Residents of New Ferry remain furious as they accuse the government of not providing the town with adequate aid in the aftermath of the explosion which affected people on the Wirral earlier this year.

Some say that a feeling is growing that the authorities have forgotten about the locals disrupted by the March explosion, with many homes left destroyed and insurers still yet to pay out due to the uncertainty.

The devastation has been now classified as a ‘non-national disaster’, despite the blast injuring more 30 – two seriously – and leaving hundreds homeless. Merseyside Police are still investigating the possible cause.

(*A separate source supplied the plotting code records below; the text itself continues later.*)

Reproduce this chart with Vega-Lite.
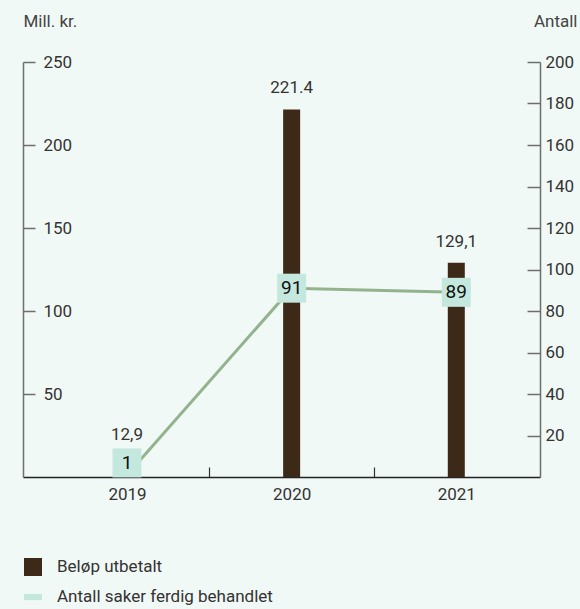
{
  "$schema": "https://vega.github.io/schema/vega-lite/v6.json",
  "autosize": "none",
  "width": 517,
  "height": 415,
  "padding": {"left": 23, "top": 62, "right": 40, "bottom": 132},
  "background": "#f1f9f6",
  "config": {
    "view": {"stroke": null},
    "font": "Roboto",
    "axis": {"labelFont": "Roboto", "titleFont": "Roboto", "labelColor": "#333333", "titleColor": "#444444", "grid": false}
  },
  "data": {"values": [
    {"year": "2019", "belop": 12.9, "belopLabel": "12,9", "antall": 1, "serie": "Beløp utbetalt"},
    {"year": "2020", "belop": 221.4, "belopLabel": "221.4", "antall": 91, "serie": "Beløp utbetalt"},
    {"year": "2021", "belop": 129.1, "belopLabel": "129,1", "antall": 89, "serie": "Beløp utbetalt"}
  ]},
  "encoding": {
    "x": {
      "field": "year", "type": "nominal",
      "scale": {"paddingInner": 0, "paddingOuter": 0.07, "align": 0.94},
      "axis": {
        "title": null, "labelAngle": 0, "labelFontSize": 17, "labelPadding": 19,
        "domainColor": "#222222", "domainWidth": 1.5,
        "tickBand": "extent", "tickSize": -10, "tickOffset": -5,
        "tickOpacity": {"condition": {"test": "datum.extra || datum.value == '2021'", "value": 0}, "value": 1},
        "tickColor": "#333333",
        "tickWidth": 1.2
      }
    }
  },
  "layer": [
    {
      "encoding": {
        "y": {
          "field": "belop", "type": "quantitative",
          "scale": {"domain": [0, 250], "nice": false},
          "axis": {
            "orient": "left", "values": [50, 100, 150, 200, 250],
            "title": "Mill. kr.", "titleAngle": 0, "titleAlign": "left", "titleBaseline": "alphabetic",
            "titleX": 0, "titleY": -36, "titleFontSize": 17, "titleFontWeight": "normal",
            "tickSize": -12, "labelPadding": -8, "labelAlign": "left", "labelFontSize": 17,
            "domainColor": "#6e6e6e", "domainWidth": 1.5, "tickColor": "#6e6e6e", "tickWidth": 1.5
          }
        }
      },
      "layer": [
        {
          "mark": {"type": "bar", "size": 17},
          "encoding": {
            "color": {
              "field": "serie", "type": "nominal",
              "scale": {"domain": ["Beløp utbetalt", "Antall saker ferdig behandlet"], "range": ["#3d2917", "#c5e8de"]},
              "legend": {
                "title": null, "orient": "none", "legendX": 1, "legendY": 496, "direction": "vertical",
                "symbolType": "square", "symbolSize": 324, "symbolStrokeWidth": 0,
                "labelFontSize": 17, "labelColor": "#333333", "labelOffset": 15, "rowPadding": 12, "padding": 0,
                "labelLimit": 500, "symbolOpacity": 1,
                "encode": {"symbols": {"update": {
                  "shape": {"signal": "datum.value == 'Beløp utbetalt' ? 'square' : 'M-1,-0.35H1V0.35H-1Z'"},
                  "fill": {"signal": "datum.value == 'Beløp utbetalt' ? '#3d2917' : '#c5e8de'"}
                }}}
              }
            }
          }
        },
        {
          "mark": {"type": "text", "baseline": "bottom", "dy": -12, "fontSize": 17, "color": "#333333"},
          "encoding": {"text": {"field": "belopLabel"}}
        }
      ]
    },
    {
      "encoding": {
        "y": {
          "field": "antall", "type": "quantitative",
          "scale": {"domain": [0, 200], "nice": false},
          "axis": {
            "orient": "right", "values": [20, 40, 60, 80, 100, 120, 140, 160, 180, 200],
            "title": "Antall", "titleAngle": 0, "titleAlign": "right", "titleBaseline": "alphabetic",
            "titleX": 37, "titleY": -36, "titleFontSize": 17, "titleFontWeight": "normal",
            "tickSize": -13, "labelPadding": 18, "labelAlign": "left", "labelFontSize": 17,
            "domainColor": "#6e6e6e", "domainWidth": 1.5, "tickColor": "#6e6e6e", "tickWidth": 1.5
          }
        }
      },
      "layer": [
        {"mark": {"type": "line", "color": "#93b38f", "strokeWidth": 3}},
        {
          "transform": [{"filter": "datum.year != '2019'"}],
          "mark": {"type": "point", "shape": "square", "filled": true, "size": 841, "color": "#c5e8de", "opacity": 1}
        },
        {
          "transform": [{"filter": "datum.year != '2019'"}],
          "mark": {"type": "text", "fontSize": 19, "color": "#111111"},
          "encoding": {"text": {"field": "antall"}}
        },
        {
          "transform": [{"filter": "datum.year == '2019'"}],
          "mark": {"type": "point", "shape": "square", "filled": true, "size": 841, "color": "#c5e8de", "opacity": 1, "yOffset": -12}
        },
        {
          "transform": [{"filter": "datum.year == '2019'"}],
          "mark": {"type": "text", "fontSize": 19, "color": "#111111", "dy": -12},
          "encoding": {"text": {"field": "antall"}}
        }
      ]
    }
  ],
  "resolve": {"scale": {"y": "independent"}}
}
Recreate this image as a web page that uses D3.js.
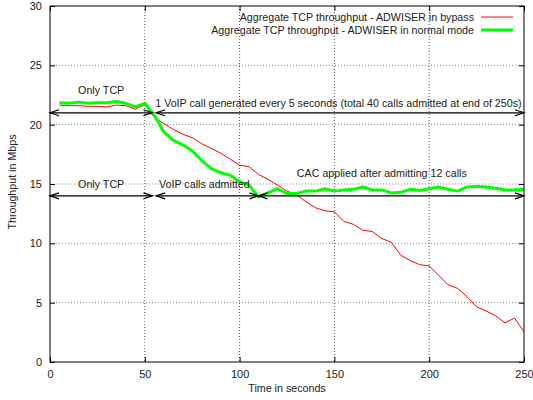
<!DOCTYPE html>
<html>
<head>
<meta charset="utf-8">
<script src="https://cdn.jsdelivr.net/npm/d3@7"></script>
<style>
  body { margin: 0; background: #fff; }
  svg text { font-family: "Liberation Sans", Arial, sans-serif; font-size: 10.7px; fill: #222; }
</style>
</head>
<body>
<svg width="533" height="400"></svg>
<script>
(function (d3) {
    'use strict';

    // time axis (seconds)
    const times = d3.range(5, 251, 5);

    const bypassValues = [
      21.65, 21.6, 21.6, 21.55, 21.55, 21.5, 21.65, 21.6, 21.3, 21.7,
      20.6, 20.1, 19.6, 19.2, 18.9, 18.4, 18.0, 17.6, 17.1, 16.6,
      16.45, 15.8, 15.4, 14.9, 14.4, 14.1, 13.5, 13.0, 12.75, 12.65,
      11.85, 11.6, 11.1, 11.0, 10.4, 10.1, 9.0, 8.55, 8.2, 8.1,
      7.3, 6.5, 6.2, 5.5, 4.65, 4.3, 3.9, 3.3, 3.7, 2.55
    ];

    const normalValues = [
      21.85, 21.8, 21.9, 21.8, 21.85, 21.85, 21.95, 21.8, 21.5, 21.8,
      20.8, 19.4, 18.7, 18.3, 17.8, 17.0, 16.3, 15.95, 15.75, 15.2,
      14.9, 13.9, 14.25, 14.6, 14.2, 14.2, 14.4, 14.4, 14.6, 14.4,
      14.5, 14.55, 14.75, 14.5, 14.5, 14.25, 14.3, 14.55, 14.45, 14.6,
      14.75, 14.55, 14.4, 14.75, 14.8, 14.75, 14.65, 14.5, 14.5, 14.55
    ];

    const seriesNames = [
      'Aggregate TCP throughput - ADWISER in bypass',
      'Aggregate TCP throughput - ADWISER in normal mode'
    ];

    const xTicks = [0, 50, 100, 150, 200, 250];
    const yTicks = [0, 5, 10, 15, 20, 25, 30];

    // arrows: [from, to, y]
    const arrows = [
      [0, 54, 21], [56, 250, 21],
      [0, 54, 14], [56, 110, 14], [110, 250, 14]
    ];

    // labels: [text, x, y, anchor]
    const labels = [
      ['Only TCP', 27, 22.9, 'middle'],
      ['1 VoIP call generated every 5 seconds (total 40 calls admitted at end of 250s)', 55.5, 21.8, 'start'],
      ['Only TCP', 27, 15.0, 'middle'],
      ['VoIP calls admitted', 57.5, 15.0, 'start'],
      ['CAC applied after admitting 12 calls', 175, 15.9, 'middle']
    ];

    const COLORS = {
      bypass: '#ff0000',
      normal: '#00ff00',
      grid: '#888'
    };

    const margin = { top: 6, right: 9, bottom: 38, left: 50 };
    const svg = d3.select('svg');
    const width = 533 - margin.left - margin.right;
    const height = 400 - margin.top - margin.bottom;

    const g = svg.append('g')
      .attr('transform', `translate(${margin.left},${margin.top})`);

    const x = d3.scaleLinear().domain([0, 250]).range([0, width]);
    const y = d3.scaleLinear().domain([0, 30]).range([height, 0]);

    // grid
    g.append('g')
      .selectAll('line')
      .data(xTicks.slice(1, -1))
      .enter()
      .append('line')
      .attr('x1', d => x(d)).attr('x2', d => x(d))
      .attr('y1', 0).attr('y2', height)
      .attr('stroke', '#555')
      .attr('stroke-width', 1)
      .attr('stroke-dasharray', '1,2');

    g.append('g')
      .selectAll('line')
      .data(yTicks.slice(1, -1))
      .enter()
      .append('line')
      .attr('x1', 0).attr('x2', width)
      .attr('y1', d => y(d)).attr('y2', d => y(d))
      .attr('stroke', COLORS.grid)
      .attr('stroke-width', 1)
      .attr('stroke-dasharray', '1,2');

    // axes (ticks inward, mirrored)
    const tickLen = 5;
    g.append('g')
      .attr('transform', `translate(0,${height})`)
      .call(d3.axisBottom(x).tickValues(xTicks).tickSize(-tickLen).tickPadding(8))
      .call(a => a.select('.domain').remove());
    g.append('g')
      .call(d3.axisTop(x).tickValues(xTicks).tickSize(-tickLen).tickFormat(''))
      .call(a => a.select('.domain').remove());
    g.append('g')
      .call(d3.axisLeft(y).tickValues(yTicks).tickSize(-tickLen).tickPadding(8))
      .call(a => a.select('.domain').remove());
    g.append('g')
      .attr('transform', `translate(${width},0)`)
      .call(d3.axisRight(y).tickValues(yTicks).tickSize(-tickLen).tickFormat(''))
      .call(a => a.select('.domain').remove());

    g.selectAll('.tick text')
      .style('font-size', '11px')
      .attr('fill', '#222');

    // data lines
    const line = vals => d3.line()
      .x((d, i) => x(times[i]))
      .y(d => y(d))(vals);

    g.append('path')
      .attr('d', line(bypassValues))
      .attr('fill', 'none')
      .attr('stroke', COLORS.bypass)
      .attr('stroke-width', 1);

    g.append('path')
      .attr('d', line(normalValues))
      .attr('fill', 'none')
      .attr('stroke', COLORS.normal)
      .attr('stroke-width', 3)
      .attr('stroke-linejoin', 'round');

    // arrows with heads on both ends
    const headLen = 9, headW = 3;
    const arrowG = g.append('g')
      .attr('stroke', '#000')
      .attr('stroke-width', 1.2)
      .attr('fill', 'none');
    arrows.forEach(([a, b, v]) => {
      const x1 = x(a), x2 = x(b), yy = y(v);
      arrowG.append('line')
        .attr('x1', x1).attr('x2', x2)
        .attr('y1', yy).attr('y2', yy);
      arrowG.append('path')
        .attr('d', `M${x1 + headLen},${yy - headW}L${x1},${yy}L${x1 + headLen},${yy + headW}`);
      arrowG.append('path')
        .attr('d', `M${x2 - headLen},${yy - headW}L${x2},${yy}L${x2 - headLen},${yy + headW}`);
    });

    // annotation labels
    g.selectAll('text.note')
      .data(labels)
      .enter()
      .append('text')
      .attr('class', 'note')
      .attr('x', d => x(d[1]))
      .attr('y', d => y(d[2]))
      .attr('dy', '0.35em')
      .attr('text-anchor', d => d[3])
      .text(d => d[0]);

    // border
    g.append('rect')
      .attr('width', width)
      .attr('height', height)
      .attr('fill', 'none')
      .attr('stroke', '#000')
      .attr('stroke-width', 1);

    // legend
    const legend = g.append('g');
    const legendColors = [COLORS.bypass, COLORS.normal];
    const legendWidths = [1, 3];
    seriesNames.forEach((name, i) => {
      const ly = 11 + i * 13;
      legend.append('text')
        .attr('x', 424)
        .attr('y', ly)
        .attr('dy', '0.35em')
        .attr('text-anchor', 'end')
        .text(name);
      legend.append('line')
        .attr('x1', 431).attr('x2', 463)
        .attr('y1', ly).attr('y2', ly)
        .attr('stroke', legendColors[i])
        .attr('stroke-width', legendWidths[i]);
    });

    // axis titles
    svg.append('text')
      .attr('x', margin.left + width / 2)
      .attr('y', 392)
      .attr('text-anchor', 'middle')
      .text('Time in seconds');

    svg.append('text')
      .attr('transform', 'translate(16,182) rotate(-90)')
      .attr('text-anchor', 'middle')
      .text('Throughput in Mbps');

}(d3));
</script>
</body>
</html>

Ian Walker, a resident of New Ferry and presenter of social media-based programme, ‘The Moaning Bible’, told JMU Journalism: “I am a local lad, and to see such devastation so close up is truly heartbreaking. For this not to be classified as a national emergency it’s totally ludicrous. These are people at the end of the day, not numbers.”

YouTube: Jacob Goldsworthy

Mr Walker wants to spark the government into action by telling of the frustrations felt by many, more than six months on.

Mr Walker added: “There has been £60 million allocated to refurbish Big Ben and yet there are families left without even as much as a place to feel safe and secure. It is utterly shambolic.”

Campaigner for New Ferry, Ann Grimes, said: “The government’s action has been non-existent. It’s a horrific criminal act that has destroyed a community.”

Devastation caused by the New Ferry explosion. Pic © Lewis Rooke / JMU Journalism

A spokesperson for the Department for Communities and Local Government told JMU Journalism: “Communities Minister Jake Berry visited Wirral in July and reassured Wirral Council about the government’s commitment to long-term investment in the area.

“We remain in contact with Wirral Council and look forward to seeing their Community Regeneration Plan, which we have not yet received. We feel we have taken the explosion seriously, and have responded appropriately and proportionately.”

More campaigns and protests will take place in order to secure funding for the town, with residents hoping a resolution is near.